We got ashore among some slippery stones while we ate and drank what we had with us, and looked about. It was like my own marsh country, flat and monotonous, and with a dim horizon; while the winding river turned and turned, and the great floating buoys upon it turned and turned, and everything else seemed stranded and still. For now the last of the fleet of ships was round the last low point we had headed; and the last green barge, straw-laden, with a brown sail, had followed; and some ballast-lighters, shaped like a child's first rude imitation of a boat, lay low in the mud; and a little squat shoal-lighthouse on open piles, stood crippled in the mud on stilts and crutches; and slimy stakes stuck out of the mud, and slimy stones stuck out of the mud, and red landmarks and tidemarks stuck out of the mud, and an old landing-stage and an old roofless building slipped into the mud, and all about us was stagnation and mud.

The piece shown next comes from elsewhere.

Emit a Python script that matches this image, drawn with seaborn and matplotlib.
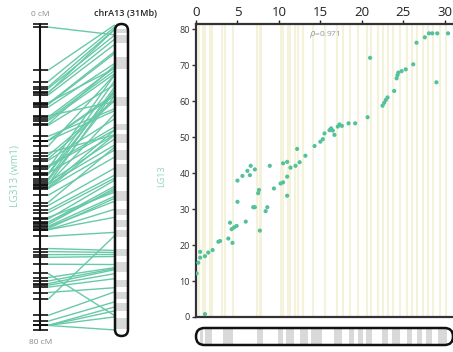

The second sentence is a marvel. After the semi-colon, the subordinate clauses do not go anywhere but, ending in a stasis stapled by alliteration, turn out to modify the independent clause before the semi-colon. The energy of the turning river and buoys is subordinated to a "flat and monotonous" landscape.
Vessels, made for movement, are considered, only to be dismissed. The last ship disappeared round the low point. The last green barge "had followed" after, the past perfect tense reinforcing the passage of time since there was movement last. The ballast-lighters lay low. Each kind of vessel is simpler than the one before, the ballast-lighters "like a child's first rude imitation of a boat."
This reduction is not innocent. It is a kind of de-creation in which landing-stage and building, products of human civilization, "slipped" back into a primordial soup. It suggests Dicken's horrified fascination with stagnation, the formless mud from which his sentences, his bildungsroman, and his own life emerge, and into which they sink and see.